Plaignant
Simon Ouellet
Mis en cause
Yves Boisvert, chroniqueur
La Presse
Résumé de la plainte
Simon Ouellet dépose une plainte le 26 mars 2019 contre le journaliste Yves Boisvert et le journal La Presse concernant la chronique intitulée « Qu’est-ce qu’on attend pour bannir ces armes? » qui a été publiée le 24 mars 2019. Le plaignant reproche des informations inexactes.
CONTEXTE
Dans sa chronique, Yves Boisvert donne son opinion en faveur de l’interdiction au Canada de toutes les armes à feu autres que celles destinées à la chasse. Il appuie son argumentation en soulignant les largesses de la législation canadienne et en la comparant à celles de pays devenus plus restrictifs après des tueries de masse, comme l’Australie et la Nouvelle-Zélande.
Analyse
PRINCIPE DÉONTOLOGIQUE RELIÉ AU JOURNALISME D’OPINION
Journalisme d’opinion : (1) Le journaliste d’opinion exprime ses points de vue, commentaires, prises de position, critiques ou opinions en disposant, pour ce faire, d’une grande latitude dans le choix du ton et du style qu’il adopte. (2) Le journaliste d’opinion expose les faits les plus pertinents sur lesquels il fonde son opinion, à moins que ceux-ci ne soient déjà connus du public, et doit expliciter le raisonnement qui la justifie. (3) L’information qu’il présente est exacte, rigoureuse dans son raisonnement et complète, tel que défini à l’article 9 du présent Guide. (article 10.2 du Guide de déontologie journalistique du Conseil de presse du Québec)
GRIEF DU PLAIGNANT
Grief 1 : informations inexactes
Principe déontologique applicable
Qualités de l’information : « Les journalistes et les médias d’information produisent, selon les genres journalistiques, de l’information possédant les qualités suivantes : a) exactitude : fidélité à la réalité. » (article 9 du Guide)

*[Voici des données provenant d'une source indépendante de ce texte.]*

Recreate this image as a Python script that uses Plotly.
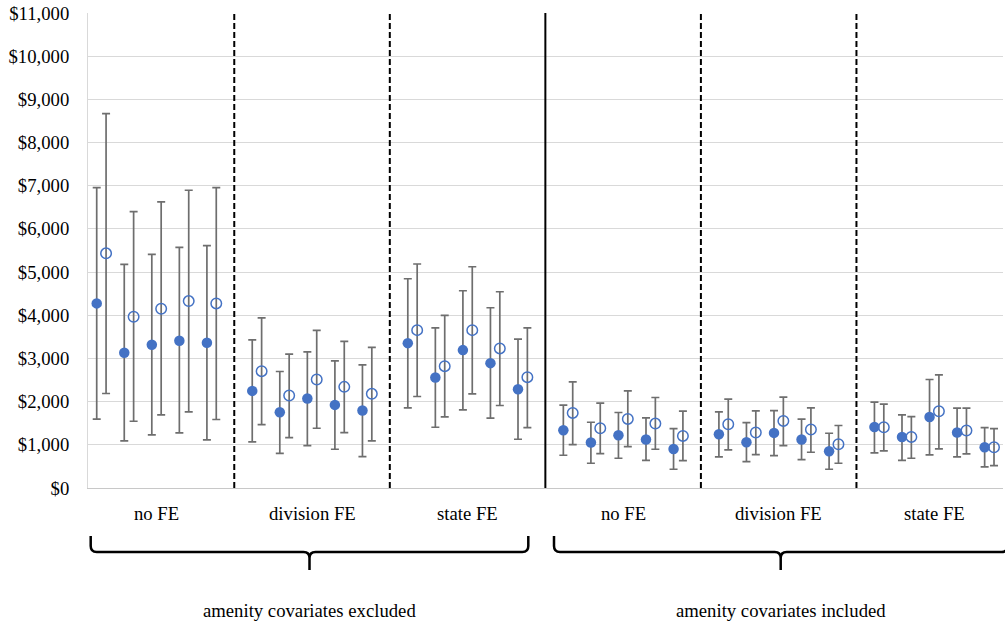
import plotly.graph_objects as go

# ---------------- data ----------------
panels = ["no FE", "division FE", "state FE", "no FE", "division FE", "state FE"]
groups = ["amenity covariates excluded", "amenity covariates included"]
pairs_per_panel = 5

filled_est = [4275, 3131, 3316, 3409, 3362, 2249, 1755, 2072, 1925, 1794,
              3355, 2560, 3193, 2891, 2288, 1338, 1052, 1222, 1122, 905,
              1245, 1060, 1276, 1122, 851, 1414, 1183, 1646, 1284, 944]
filled_lo = [1593, 1090, 1229, 1275, 1113, 1067, 804, 982, 897, 728,
             1855, 1407, 1809, 1616, 1129, 758, 573, 689, 642, 434,
             719, 612, 751, 658, 434, 812, 642, 765, 719, 487]
filled_hi = [6956, 5180, 5412, 5574, 5611, 3432, 2698, 3153, 2945, 2852,
             4846, 3710, 4568, 4174, 3448, 1917, 1523, 1748, 1623, 1377,
             1762, 1516, 1794, 1593, 1268, 1987, 1693, 2513, 1848, 1400]
open_est = [5435, 3965, 4150, 4329, 4275, 2706, 2142, 2513, 2342, 2180,
            3656, 2822, 3656, 3232, 2567, 1739, 1384, 1600, 1492, 1206,
            1477, 1284, 1554, 1354, 1013, 1407, 1183, 1778, 1331, 944]
open_lo = [2188, 1546, 1693, 1762, 1586, 1469, 1168, 1384, 1284, 1090,
           2119, 1646, 2180, 1910, 1400, 1006, 797, 959, 897, 635,
           881, 774, 982, 828, 573, 858, 689, 904, 788, 519]
open_hi = [8672, 6400, 6624, 6895, 6956, 3942, 3100, 3649, 3394, 3255,
           5187, 3997, 5124, 4545, 3710, 2458, 1964, 2249, 2096, 1778,
           2057, 1786, 2103, 1855, 1447, 1941, 1655, 2620, 1848, 1377]

# ---------------- layout geometry ----------------
W, H = 1005, 623
ML, MR, MT, MB = 88, 2, 13, 135
PLOT_W = W - ML - MR
PLOT_H = H - MT - MB

SLOT_PX = 27.55           # pixel width of one pair step
X_MAX = PLOT_W / SLOT_PX
FIRST = 0.316             # first filled point
PERIOD = 5.646            # panel period
OPEN_OFF = 0.34           # open-marker offset from filled

def pos(i):
    p, k = divmod(i, pairs_per_panel)
    return FIRST + p * PERIOD + k

xf = [pos(i) for i in range(len(filled_est))]
xo = [x + OPEN_OFF for x in xf]

def px2paper_x(px):
    return (px - ML) / PLOT_W

def py2paper_y(py):
    return (H - MB - py) / PLOT_H

def x2paper(x):
    return x / X_MAX

BLUE = "#4472C4"
ERR = "#6e6e6e"
FONT = "Liberation Serif, Times New Roman, serif"

fig = go.Figure()
fig.add_trace(go.Scatter(
    x=xf, y=filled_est, mode="markers",
    marker=dict(symbol="circle", size=10.5, color=BLUE),
    error_y=dict(type="data", symmetric=False,
                 array=[h - e for h, e in zip(filled_hi, filled_est)],
                 arrayminus=[e - l for e, l in zip(filled_est, filled_lo)],
                 color=ERR, thickness=1.7, width=4),
    showlegend=False, cliponaxis=False))
fig.add_trace(go.Scatter(
    x=xo, y=open_est, mode="markers",
    marker=dict(symbol="circle-open", size=10.5, color=BLUE, line=dict(width=1.5, color=BLUE)),
    error_y=dict(type="data", symmetric=False,
                 array=[h - e for h, e in zip(open_hi, open_est)],
                 arrayminus=[e - l for e, l in zip(open_est, open_lo)],
                 color=ERR, thickness=1.7, width=4),
    showlegend=False, cliponaxis=False))

shapes = []
annotations = []
n_panels = len(panels)
for p in range(n_panels - 1):
    last_open = pos(p * pairs_per_panel + pairs_per_panel - 1) + OPEN_OFF
    next_first = pos((p + 1) * pairs_per_panel)
    bx = (last_open + next_first) / 2
    solid = (p == 2)
    shapes.append(dict(type="line", xref="x", yref="paper", x0=bx, x1=bx, y0=0, y1=1,
                       line=dict(color="black", width=2,
                                 dash="solid" if solid else "6px,3px")))

for p, name in enumerate(panels):
    first = pos(p * pairs_per_panel)
    last = pos(p * pairs_per_panel + pairs_per_panel - 1) + OPEN_OFF
    cx = (first + last) / 2
    annotations.append(dict(x=x2paper(cx), y=py2paper_y(513), xref="paper", yref="paper",
                            text=name, showarrow=False,
                            font=dict(family=FONT, size=18.7, color="black"),
                            xanchor="center", yanchor="middle"))

# braces
brace_spans = [(90.7, 528.3), (554.0, 1007.4)]
for (x0p, x1p), label in zip(brace_spans, groups):
    xm = (x0p + x1p) / 2
    ytop, yh, ytip = 536, 552, 570
    r = 6
    X = px2paper_x
    Y = py2paper_y
    path = (f"M {X(x0p)},{Y(ytop)} L {X(x0p)},{Y(yh - r)} "
            f"Q {X(x0p)},{Y(yh)} {X(x0p + r)},{Y(yh)} "
            f"L {X(xm - r)},{Y(yh)} Q {X(xm)},{Y(yh)} {X(xm)},{Y(yh + r)} "
            f"L {X(xm)},{Y(ytip)} "
            f"M {X(xm)},{Y(yh + r)} Q {X(xm)},{Y(yh)} {X(xm + r)},{Y(yh)} "
            f"L {X(x1p - r)},{Y(yh)} Q {X(x1p)},{Y(yh)} {X(x1p)},{Y(yh - r)} "
            f"L {X(x1p)},{Y(ytop)}")
    shapes.append(dict(type="path", xref="paper", yref="paper", path=path,
                       line=dict(color="black", width=2.5)))
    annotations.append(dict(x=X(xm), y=Y(610), xref="paper", yref="paper",
                            text=label, showarrow=False,
                            font=dict(family=FONT, size=18.7, color="black"),
                            xanchor="center", yanchor="middle"))

fig.update_layout(
    width=W, height=H,
    margin=dict(l=ML, r=MR, t=MT, b=MB),
    paper_bgcolor="white", plot_bgcolor="white",
    shapes=shapes, annotations=annotations,
    xaxis=dict(range=[0, X_MAX], showgrid=False, zeroline=False, showticklabels=False,
               ticks="", showline=True, linecolor="#c8c8c8", linewidth=1),
    yaxis=dict(range=[0, 11000], dtick=1000, tickprefix="$", tickformat=",d",
               showgrid=True, gridcolor="#d9d9d9", gridwidth=1, zeroline=False,
               showline=True, linecolor="#d9d9d9", linewidth=1, ticks="",
               ticklabelstandoff=14,
               tickfont=dict(family=FONT, size=18.7, color="black")),
)

fig.write_html("out.html")
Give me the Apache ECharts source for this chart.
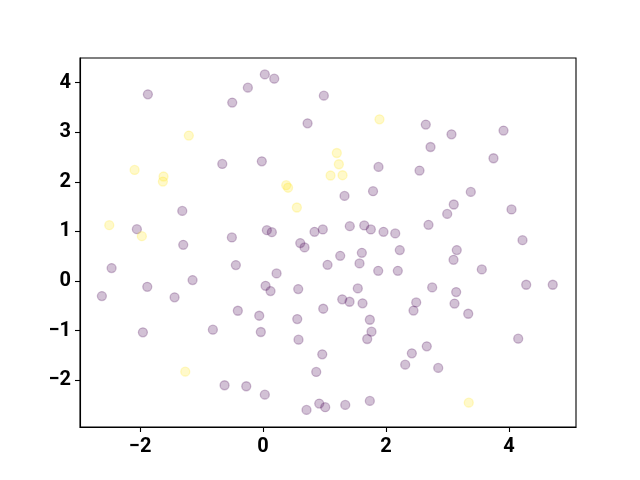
<!DOCTYPE html>
<html>
<head>
<meta charset="utf-8">
<script src="https://cdn.jsdelivr.net/npm/echarts@6/dist/echarts.min.js"></script>
<style>html,body{margin:0;padding:0;background:#fff}#c{width:640px;height:480px}</style>
</head>
<body>
<div id="c"></div>
<script>
// class 0 (dark purple) points
const purpleX = [-1.873,-0.501,-0.247,-0.663,0.029,0.182,0.989,0.724,-0.020,1.878,1.789,2.647,3.065,3.911,2.724,3.748,2.545,3.379,-1.314,-2.052,-1.298,-0.507,-2.463,-0.442,-1.146,-1.883,-2.621,-1.439,-0.410,1.325,0.062,0.143,0.837,0.972,1.411,1.646,1.753,1.959,2.150,0.605,0.675,1.255,1.607,2.224,1.049,1.569,0.220,1.873,2.192,0.041,0.122,0.572,1.541,1.288,1.407,1.618,0.979,3.102,2.995,4.041,2.691,4.220,3.151,3.098,3.558,2.751,3.141,4.280,4.712,2.491,3.114,2.447,-1.954,-0.816,-0.626,-0.273,-0.062,0.556,1.737,-0.036,0.577,1.764,1.694,2.420,2.312,0.963,0.865,0.029,0.707,0.914,1.011,1.337,1.737,3.337,4.150,2.663,2.849];
const purpleY = [3.763,3.596,3.897,2.360,4.165,4.078,3.736,3.179,2.414,2.300,1.811,3.153,2.958,3.032,2.702,2.475,2.227,1.797,1.414,1.046,0.730,0.879,0.262,0.322,0.020,-0.115,-0.302,-0.328,-0.598,1.716,1.026,0.986,0.992,1.040,1.107,1.121,1.040,0.992,0.960,0.765,0.678,0.509,0.569,0.624,0.328,0.356,0.155,0.207,0.207,-0.095,-0.201,-0.161,-0.147,-0.368,-0.416,-0.449,-0.557,1.543,1.354,1.443,1.133,0.825,0.624,0.429,0.235,-0.127,-0.221,-0.074,-0.074,-0.429,-0.453,-0.594,-1.032,-0.980,-2.099,-2.119,-0.698,-0.765,-0.779,-1.026,-1.181,-1.020,-1.167,-1.455,-1.684,-1.475,-1.831,-2.288,-2.596,-2.469,-2.541,-2.495,-2.414,-0.658,-1.161,-1.314,-1.750];
// class 1 (yellow) points
const yellowX = [-1.207,-2.089,-1.618,-1.629,1.894,1.200,1.233,1.098,1.293,0.377,0.407,0.550,-2.501,-1.971,-1.265,3.346];
const yellowY = [2.932,2.239,2.107,2.006,3.260,2.581,2.354,2.127,2.133,1.932,1.881,1.483,1.127,0.905,-1.825,-2.449];
const xTicks = [-2, 0, 2, 4];
const yTicks = [-2, -1, 0, 1, 2, 3, 4];

const zip = (xs, ys) => xs.map((x, i) => [x, ys[i]]);
const fmt = v => String(v).replace('-', '\u2212');
const labelStyle = { fontFamily: 'Roboto', fontWeight: 'bold', fontSize: 20, color: '#000' };

const chart = echarts.init(document.getElementById('c'), null, { renderer: 'canvas' });
chart.setOption({
  animation: false,
  backgroundColor: '#fff',
  grid: { left: 80, right: 64, top: 58, bottom: 53, show: true, borderColor: '#000', borderWidth: 1.1, containLabel: false, outerBoundsMode: 'none' },
  xAxis: {
    type: 'value', min: -2.977, max: 5.09,
    splitLine: { show: false },
    axisLine: { show: true, onZero: false, lineStyle: { color: '#000', width: 1.1 } },
    axisTick: { show: true, length: 5, lineStyle: { color: '#000', width: 1.1 }, customValues: xTicks },
    axisLabel: Object.assign({ margin: 10, customValues: xTicks, formatter: fmt }, labelStyle)
  },
  yAxis: {
    type: 'value', min: -2.94, max: 4.495,
    splitLine: { show: false },
    axisLine: { show: true, onZero: false, lineStyle: { color: '#000', width: 1.1 } },
    axisTick: { show: true, length: 5, lineStyle: { color: '#000', width: 1.1 }, customValues: yTicks },
    axisLabel: Object.assign({ margin: 9, customValues: yTicks, formatter: fmt }, labelStyle)
  },
  series: [
    {
      type: 'scatter', data: zip(purpleX, purpleY), symbolSize: 9,
      itemStyle: { color: 'rgba(68,1,84,0.3)', borderColor: 'rgba(68,1,84,0.3)', borderWidth: 1.3 }
    },
    {
      type: 'scatter', data: zip(yellowX, yellowY), symbolSize: 9,
      itemStyle: { color: 'rgba(253,231,37,0.3)', borderColor: 'rgba(253,231,37,0.3)', borderWidth: 1.3 }
    }
  ]
});
</script>
</body>
</html>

1.1 Capacité des chargeurs
Le Conseil doit déterminer si Yves Boisvert rapporte une information inexacte en écrivant : « Les chargeurs au Canada sont limités à une capacité de cinq projectiles pour les armes “non restreintes” et de dix pour les armes à autorisation restreinte. »
Décision
Le Conseil de presse retient le grief d’informations inexactes sur ce point, car il juge que le journaliste a contrevenu à l’article 9 alinéa a du Guide.
Analyse
Après analyse de la réglementation applicable aux chargeurs d’armes à feu, le Conseil constate qu’il est erroné d’affirmer que leur capacité maximale est rattachée à la classe de l’arme de feu dans laquelle ils sont utilisés. La capacité d’un chargeur dépend du type de l’arme pour laquelle il a été conçu (à poing ou d’épaule; semi-automatique, automatique ou ni l’un ni l’autre; à percussion annulaire ou centrale) et non de sa classification (sans restriction, à autorisation restreinte ou prohibée), comme le rapporte le journaliste. Ainsi, des armes à autorisation restreinte comme le fusil M15 ont des chargeurs limités à 5 cartouches, alors que d’autres armes à autorisation restreinte comme le pistolet Beretta 9 mm ont des chargeurs limités à 10 balles. Autre exemple avec la SKS, une arme sans restriction, et le M15, une arme à autorisation restreinte : les chargeurs pour ces deux fusils semi-automatiques sont limités à 5 coups. En cherchant à généraliser sur un sujet aussi complexe, le chroniqueur a pris un raccourci qui se révèle inexact, estime le Conseil.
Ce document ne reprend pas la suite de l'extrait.